What's the difference between AAS and ASA triangle configurations?

AAS (Angle-Angle-Side) and ASA (Angle-Side-Angle) both involve two angles and one side, but differ in the side's position. In ASA, the known side lies between the two known angles (the included side), while in AAS, the known side is opposite to one of the known angles (non-included). Both configurations uniquely determine a triangle and produce identical results when the same measurements are involved. The calculation approach differs slightly: ASA can directly apply the area formula after finding the third angle, while AAS requires an intermediate step using the Law of Sines to find a second side before calculating area.

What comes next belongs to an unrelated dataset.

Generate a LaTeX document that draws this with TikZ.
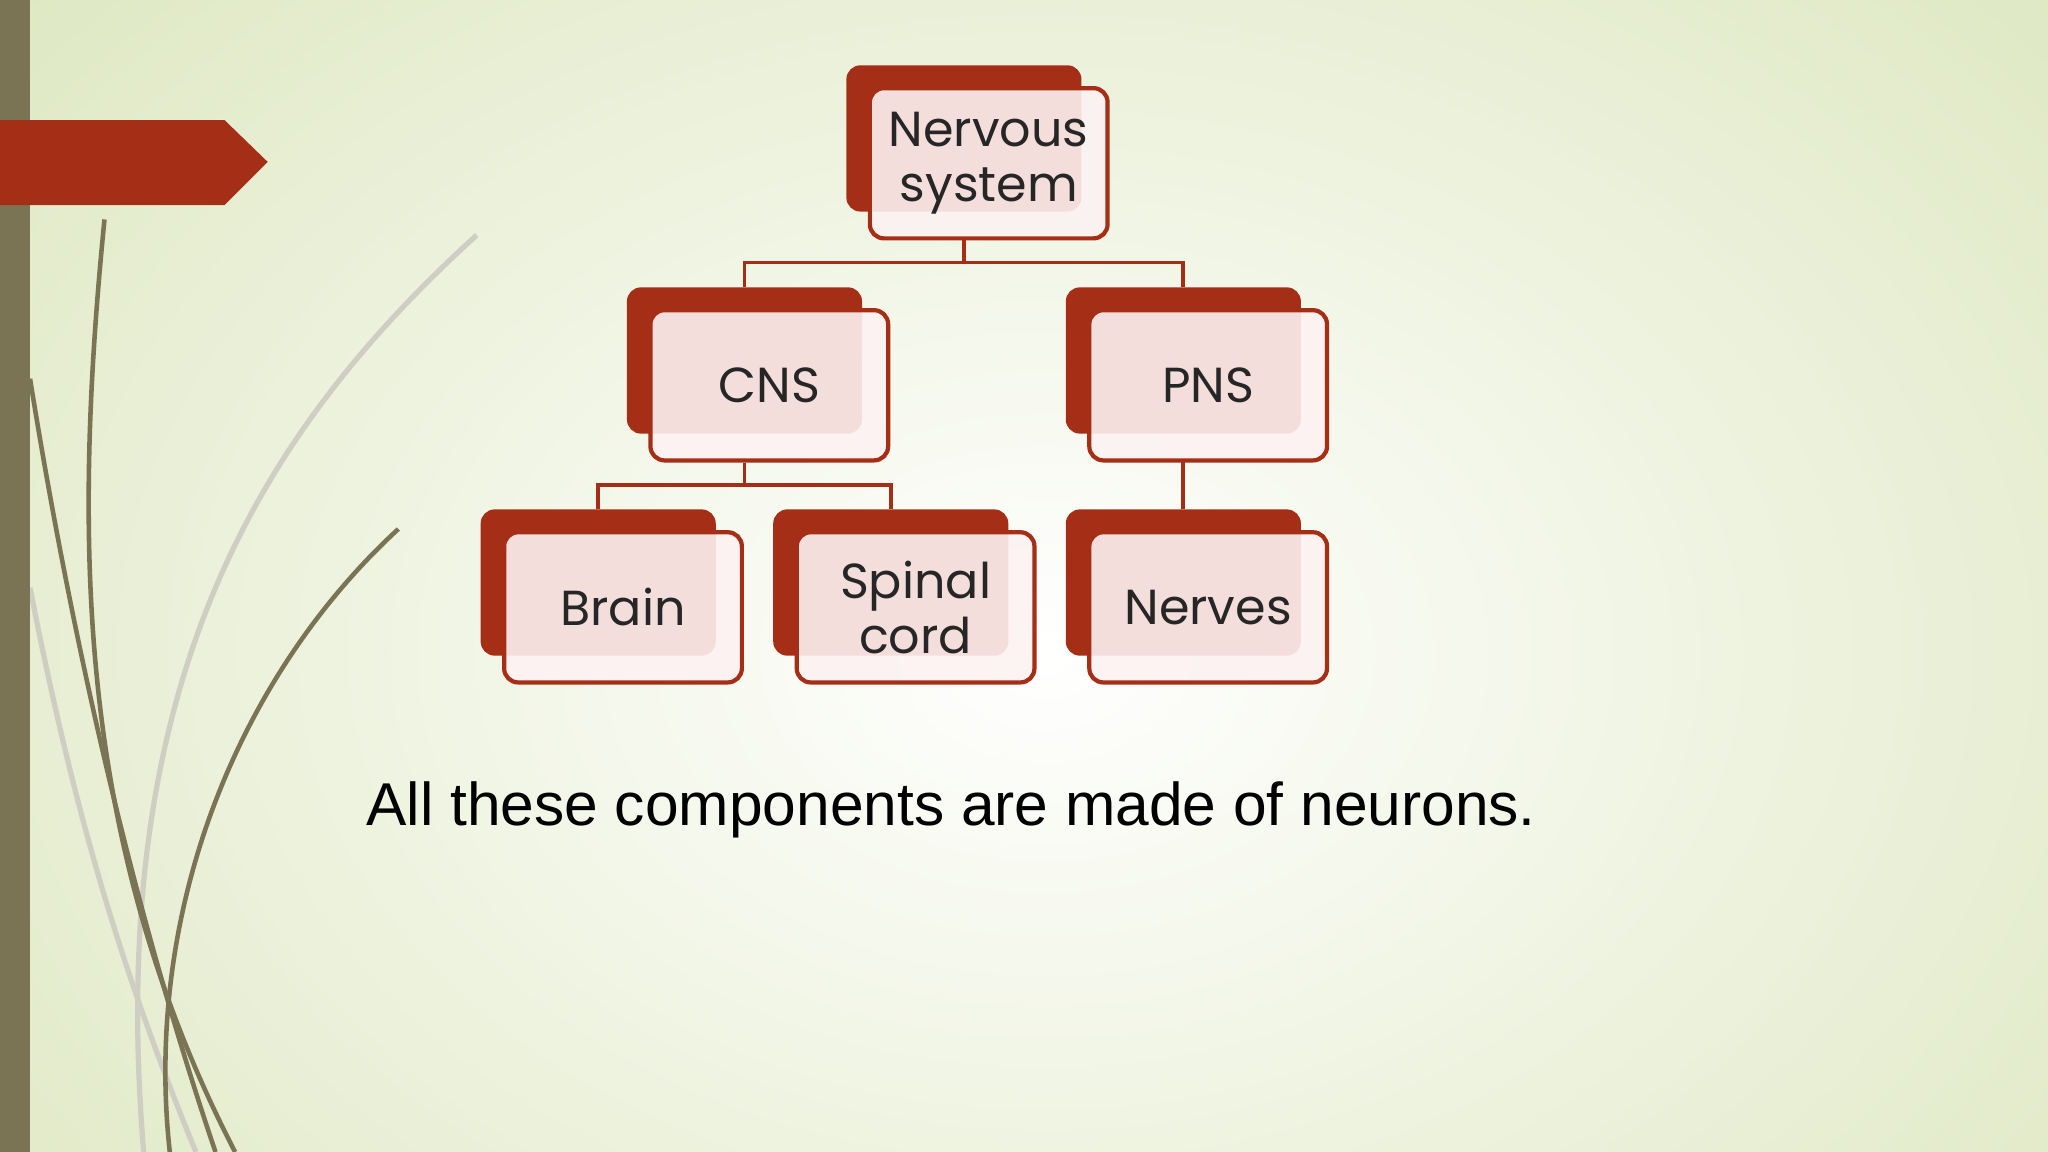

Can an AAS triangle have multiple solutions like SSA triangles?

No, AAS triangles always produce exactly one unique solution, unlike the ambiguous SSA (Side-Side-Angle) case which can yield zero, one, or two valid triangles. When two angles are specified in AAS, the third angle is automatically determined by the angle sum property (C = 180° - A - B), eliminating any ambiguity. Once all three angles are known, the Law of Sines provides a single definite value for each unknown side. This makes AAS one of the most reliable triangle-solving methods in surveying and engineering applications where unambiguous results are essential.

What are common errors when calculating AAS triangle area?

Common errors include using inconsistent angle units (mixing degrees and radians), entering angles that sum to 180° or more (which cannot form a valid triangle), applying the wrong form of the Law of Sines, and forgetting to calculate the third angle before computing area. Calculator users sometimes confuse AAS with ASA or incorrectly identify which side corresponds to which angle. Another frequent mistake involves calculator mode settings—performing calculations in radian mode when angles are input in degrees produces incorrect results. Always verify that angle A + angle B is less than 180°, ensure calculator mode matches input units, and confirm the known side a is opposite the known angle A.